ただこの時、「能動的に」「積極的に」生きるのが嫌だった。
人らしく生きることを諦めていた。

米は備蓄していたが炊く手段がなかった。
試しに水につけてしばらくほっといたが、全く柔らかくならなかった。
そのまま食べてみたが未消化のまま吐き出した。

自分はきっと、このまま死ぬんだろうと思った。
もしここで死んだとしても、それは現世で私がやるべき修行は終わったからだ。
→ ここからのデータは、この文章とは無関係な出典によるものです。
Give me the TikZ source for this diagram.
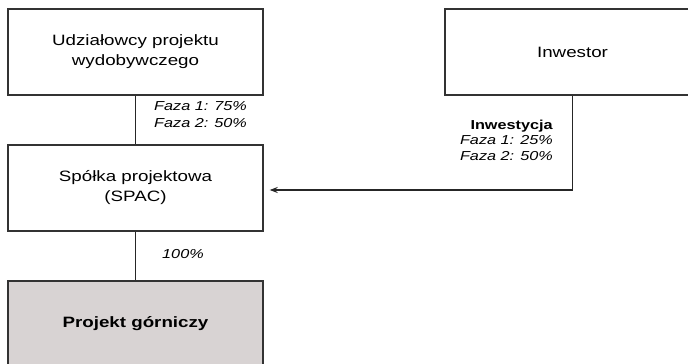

そう思い、覚悟をしていた。

最後に街を見納めしようと思い、近所を歩いてみた。
夕方になる前の、小学生が家路につくような時間帯。

近所のスーパーの前を差し掛かった。
ああ、このスーパーはよく利用したな、などと感慨に耽っている。
腹の虫がうるさくがなりたてる。

どのくらいそうしていたのか分からない。
ふと声をかけられ、その声を目で追いかける。

「おなか空かせてるみたいだから良かったらこれを食べて」
とレジ袋を差し出すおじさんが一人。
訊くと最近赴任してきた店長だという。

「捨てるつもりだったから遠慮しないで。
おなかが空いていると何もできないからね。ちゃんと食べなよ」
といって店の中へと去っていった。

袋の中はスーパーでよく見かける手巻き寿司だった。
私は久々の人間らしい食事にありつけた。

そこで思い知った。
自分にはまだ、現世でやるべき課題があること。
人に活かされたのであれば、おそらく人との関わりの中にある
何らかの課題が示されているのではないか、と。

そのことをきっかけに社会復帰を果たし、
今日まで生きてこられた。

人生何が起こるか分からない。
ふとした出来事で人生観が変わることもあるんだな、という実体験だ。

あのとき、色んな偶然が重なったことで知り得た自分の宿題。
今もまだその課題に取り組んでいる最中だ。